Directive
Go through the entries below and collect each line with the string "seaborn" in it.

Entries with chart source code
<<<<
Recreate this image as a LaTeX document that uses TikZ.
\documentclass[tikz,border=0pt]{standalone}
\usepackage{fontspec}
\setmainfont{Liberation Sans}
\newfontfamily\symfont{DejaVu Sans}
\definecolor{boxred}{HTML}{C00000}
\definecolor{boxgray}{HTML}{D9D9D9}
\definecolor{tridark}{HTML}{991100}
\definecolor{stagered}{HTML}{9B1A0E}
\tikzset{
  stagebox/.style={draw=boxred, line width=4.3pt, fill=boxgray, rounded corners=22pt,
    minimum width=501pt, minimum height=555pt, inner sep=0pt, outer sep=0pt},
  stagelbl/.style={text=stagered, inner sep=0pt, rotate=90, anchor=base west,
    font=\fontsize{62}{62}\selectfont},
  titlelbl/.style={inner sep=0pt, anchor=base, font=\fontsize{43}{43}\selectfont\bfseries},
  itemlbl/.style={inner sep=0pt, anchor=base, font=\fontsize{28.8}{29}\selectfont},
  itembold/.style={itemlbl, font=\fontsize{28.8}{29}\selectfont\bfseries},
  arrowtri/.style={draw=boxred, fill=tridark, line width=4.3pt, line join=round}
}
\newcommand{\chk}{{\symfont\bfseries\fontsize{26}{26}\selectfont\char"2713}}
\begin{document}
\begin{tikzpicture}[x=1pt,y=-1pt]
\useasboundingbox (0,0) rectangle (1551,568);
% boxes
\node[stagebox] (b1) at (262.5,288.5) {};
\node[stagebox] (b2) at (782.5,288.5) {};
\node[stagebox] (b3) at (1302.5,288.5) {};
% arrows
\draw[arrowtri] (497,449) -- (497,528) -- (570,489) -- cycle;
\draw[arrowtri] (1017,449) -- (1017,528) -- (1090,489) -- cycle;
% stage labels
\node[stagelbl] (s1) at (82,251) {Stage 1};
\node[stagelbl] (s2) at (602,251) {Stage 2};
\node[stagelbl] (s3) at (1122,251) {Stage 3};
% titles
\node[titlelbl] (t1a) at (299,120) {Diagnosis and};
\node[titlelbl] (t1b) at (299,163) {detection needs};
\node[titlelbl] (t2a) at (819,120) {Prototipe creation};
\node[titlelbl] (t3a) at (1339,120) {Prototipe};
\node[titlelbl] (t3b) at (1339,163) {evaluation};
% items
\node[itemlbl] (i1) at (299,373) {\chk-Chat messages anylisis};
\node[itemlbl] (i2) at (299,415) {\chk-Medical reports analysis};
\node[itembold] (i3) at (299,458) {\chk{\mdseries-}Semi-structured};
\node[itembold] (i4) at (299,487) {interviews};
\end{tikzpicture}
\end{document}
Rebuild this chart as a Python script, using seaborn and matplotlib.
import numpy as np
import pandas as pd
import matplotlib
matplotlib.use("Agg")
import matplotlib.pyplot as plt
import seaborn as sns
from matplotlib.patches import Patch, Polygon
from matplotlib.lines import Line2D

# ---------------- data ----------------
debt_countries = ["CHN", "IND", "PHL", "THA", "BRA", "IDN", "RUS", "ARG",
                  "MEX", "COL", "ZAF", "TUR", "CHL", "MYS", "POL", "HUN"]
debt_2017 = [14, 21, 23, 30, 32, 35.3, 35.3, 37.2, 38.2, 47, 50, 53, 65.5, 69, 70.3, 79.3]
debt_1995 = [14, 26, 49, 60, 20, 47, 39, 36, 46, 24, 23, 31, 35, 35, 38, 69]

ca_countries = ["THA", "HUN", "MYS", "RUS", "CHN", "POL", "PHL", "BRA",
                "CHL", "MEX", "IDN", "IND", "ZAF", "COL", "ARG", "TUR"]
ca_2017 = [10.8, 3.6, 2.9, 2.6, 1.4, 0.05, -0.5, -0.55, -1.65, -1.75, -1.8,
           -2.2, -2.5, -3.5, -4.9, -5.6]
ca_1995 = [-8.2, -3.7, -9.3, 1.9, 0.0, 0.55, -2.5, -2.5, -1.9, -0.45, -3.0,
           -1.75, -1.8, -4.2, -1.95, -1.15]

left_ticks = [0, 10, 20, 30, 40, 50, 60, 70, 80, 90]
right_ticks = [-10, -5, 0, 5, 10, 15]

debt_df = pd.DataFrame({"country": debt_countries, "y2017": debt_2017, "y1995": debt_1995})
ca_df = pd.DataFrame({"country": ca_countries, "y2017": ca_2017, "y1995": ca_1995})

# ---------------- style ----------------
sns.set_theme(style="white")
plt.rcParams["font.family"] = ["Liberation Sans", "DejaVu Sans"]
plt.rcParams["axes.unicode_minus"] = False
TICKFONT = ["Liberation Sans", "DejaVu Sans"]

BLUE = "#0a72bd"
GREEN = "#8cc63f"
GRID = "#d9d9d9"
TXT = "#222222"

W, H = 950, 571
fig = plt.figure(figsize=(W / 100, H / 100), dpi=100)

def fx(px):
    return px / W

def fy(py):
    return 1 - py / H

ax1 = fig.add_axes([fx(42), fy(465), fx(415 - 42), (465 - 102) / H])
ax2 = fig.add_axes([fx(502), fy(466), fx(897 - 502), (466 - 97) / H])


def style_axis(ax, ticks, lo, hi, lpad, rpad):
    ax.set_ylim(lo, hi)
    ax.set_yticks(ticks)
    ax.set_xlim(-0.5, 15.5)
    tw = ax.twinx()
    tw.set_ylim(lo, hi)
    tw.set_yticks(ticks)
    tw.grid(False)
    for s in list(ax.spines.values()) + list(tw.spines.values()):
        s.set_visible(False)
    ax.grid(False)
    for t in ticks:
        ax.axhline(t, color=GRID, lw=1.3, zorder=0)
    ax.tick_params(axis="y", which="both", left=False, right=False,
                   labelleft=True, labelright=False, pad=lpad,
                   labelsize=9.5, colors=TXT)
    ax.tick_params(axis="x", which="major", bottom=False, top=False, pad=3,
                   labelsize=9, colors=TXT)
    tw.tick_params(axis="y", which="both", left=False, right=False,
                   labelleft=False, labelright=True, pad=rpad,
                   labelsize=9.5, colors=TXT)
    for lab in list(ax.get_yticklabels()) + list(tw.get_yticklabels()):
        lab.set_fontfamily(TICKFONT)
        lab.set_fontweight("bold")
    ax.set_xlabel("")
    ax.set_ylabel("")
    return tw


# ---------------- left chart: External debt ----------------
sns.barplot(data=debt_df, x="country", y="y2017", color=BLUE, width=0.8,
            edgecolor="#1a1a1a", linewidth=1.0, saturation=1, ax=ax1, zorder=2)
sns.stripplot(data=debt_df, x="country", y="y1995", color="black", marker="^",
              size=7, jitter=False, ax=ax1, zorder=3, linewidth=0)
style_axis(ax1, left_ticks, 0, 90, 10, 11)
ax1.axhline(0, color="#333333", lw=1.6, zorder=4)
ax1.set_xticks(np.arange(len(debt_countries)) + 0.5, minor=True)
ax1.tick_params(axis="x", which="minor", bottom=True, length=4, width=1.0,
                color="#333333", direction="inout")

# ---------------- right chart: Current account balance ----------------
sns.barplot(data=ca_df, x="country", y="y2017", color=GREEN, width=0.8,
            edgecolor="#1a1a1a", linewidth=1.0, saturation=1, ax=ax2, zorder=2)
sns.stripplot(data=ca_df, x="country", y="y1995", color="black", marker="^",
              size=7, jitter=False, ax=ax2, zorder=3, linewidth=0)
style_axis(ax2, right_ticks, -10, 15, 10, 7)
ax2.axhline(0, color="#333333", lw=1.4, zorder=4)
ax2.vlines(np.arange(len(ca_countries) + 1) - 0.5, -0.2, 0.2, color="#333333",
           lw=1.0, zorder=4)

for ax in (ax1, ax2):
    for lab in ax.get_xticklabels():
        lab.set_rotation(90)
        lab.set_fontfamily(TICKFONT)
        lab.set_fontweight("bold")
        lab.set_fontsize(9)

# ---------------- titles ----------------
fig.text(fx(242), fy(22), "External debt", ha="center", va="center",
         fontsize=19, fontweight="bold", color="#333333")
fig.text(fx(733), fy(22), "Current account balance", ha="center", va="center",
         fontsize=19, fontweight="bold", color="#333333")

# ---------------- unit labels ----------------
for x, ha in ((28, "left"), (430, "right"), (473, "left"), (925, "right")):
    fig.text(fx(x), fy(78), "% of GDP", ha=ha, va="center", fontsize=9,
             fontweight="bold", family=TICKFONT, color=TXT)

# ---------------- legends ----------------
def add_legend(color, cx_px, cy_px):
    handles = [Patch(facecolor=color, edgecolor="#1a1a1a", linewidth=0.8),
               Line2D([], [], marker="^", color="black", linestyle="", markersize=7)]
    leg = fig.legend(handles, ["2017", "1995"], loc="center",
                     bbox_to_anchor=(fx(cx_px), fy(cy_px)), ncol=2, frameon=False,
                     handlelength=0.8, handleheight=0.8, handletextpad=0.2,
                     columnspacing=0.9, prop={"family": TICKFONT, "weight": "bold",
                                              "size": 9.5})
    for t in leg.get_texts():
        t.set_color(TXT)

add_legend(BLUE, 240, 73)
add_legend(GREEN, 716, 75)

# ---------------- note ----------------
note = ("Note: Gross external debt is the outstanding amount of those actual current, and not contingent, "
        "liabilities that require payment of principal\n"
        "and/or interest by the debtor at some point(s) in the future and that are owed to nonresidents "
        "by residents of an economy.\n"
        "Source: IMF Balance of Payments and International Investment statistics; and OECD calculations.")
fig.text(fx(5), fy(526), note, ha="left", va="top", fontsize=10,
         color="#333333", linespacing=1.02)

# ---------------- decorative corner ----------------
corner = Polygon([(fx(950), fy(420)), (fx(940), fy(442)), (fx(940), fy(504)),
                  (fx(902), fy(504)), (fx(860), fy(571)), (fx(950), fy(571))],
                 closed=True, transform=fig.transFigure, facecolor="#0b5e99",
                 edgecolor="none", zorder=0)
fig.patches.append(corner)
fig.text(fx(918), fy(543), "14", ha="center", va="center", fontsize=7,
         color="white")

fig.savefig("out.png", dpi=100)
>>>>
Reply
Rebuild this chart as a Python script, using seaborn and matplotlib.
import seaborn as sns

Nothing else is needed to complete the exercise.